過去最高の約80万人の来場者を集めた北京モーターショー(AutoChina2012、2012年4月23日~5月2日)。会場には、多くの電気自動車(EV)やプラグインハイブリッド車(PHVまたはPHEV)などの新エネルギー車が顔をそろえた。特に力を入れていたのが中国メーカーである。大手国有から民間企業までがコンセプト車やカットモデルを含め、多彩な車種を披露した(表1)。

表1●中国車メーカーが北京モーターショーに出展した主な新エネルギー車(日経BPクリーンテック研究所調べ)
メーカー名 EV PHV HEV
東風汽車 S30EV、E30、E30L   A60ISG
上海汽車 Roewe E50(2012年秋に発売か)   Roewe750hybrid
北京汽車 C70GB、E150REEV(レンジエクステンダ付き)    
第一汽車 M80EV B50PHEV(カットモデル)  
力帆汽車 Lifan620EV    
長城汽車 C20EV    
吉利汽車     GPEC(カットモデル)
安徽江淮汽車 iev-第二世代   8ReV
奇瑞汽車 M1 PEEV(レンジエクステンダ付き)、M1 EV(発売済み)    
比亜迪(BYD) e6(発売済み)    
BDNT(BYDと独ダイムラーの合弁会社) DENZA(コンセプト車)    
華晨汽車 H530 REEV(コンセプト車)    
広州汽車 E-linker(コンセプト車)  
* 航続距離延長装置。例えばエンジンで発電機を回して電力を供給する

 目立ったのは、走行距離を延ばすためのレンジエクステンダ(航続距離延長装置)を搭載したEVが登場したことだ。走行用モーターとは別に発電専用の小型エンジンなどを搭載し、EVの蓄電池の残量が少なくなった場合などに始動することで不足する電力を補う。コンセプトはPHVに極めて近い。
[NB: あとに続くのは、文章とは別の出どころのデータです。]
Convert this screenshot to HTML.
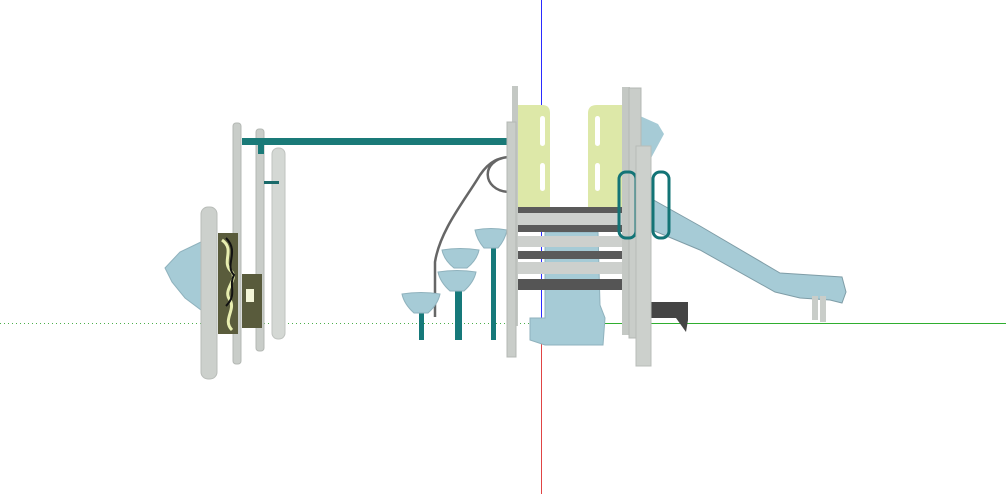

その1台である北京汽車のEV「E150REEV」は、蓄電池だけを使った充電1回あたりの走行距離は60km程度と短いが、レンジエクステンダを使うと400kmまで延びるという。奇端汽車も発売済みのEV「M1」をベースに、レンジエクステンダを搭載した「M1 PEEV」を展示した。

 今回、レンジエクステンダ付きEVが登場したのは、充電インフラの未整備が足かせとなってEVが思ったように売れないためだ。中国ではEV普及のモデル都市でさえ、公共の充電インフラはごく一部の地域にしか整っていない。EVの個人購買に対して中央・地方政府が補助金を支給しているが、いくら安くても購入をためらうのは無理もない。レンジエクステンダ付きなら、充電インフラが十分でない地域でもユーザーは“電池切れ”を心配せずに済む。

 北京モーターショーの開幕目前には、中国政府が新エネルギー車の産業政策を発表した。2015年までに生産・販売台数を50万台、2020年までに200万台にする。年間約1900万台(2011年)という中国の巨大な自動車市場はまだ拡大し続けているが、10年足らずでその約1割を新エネルギー車に置き換えるという野心的な目標である。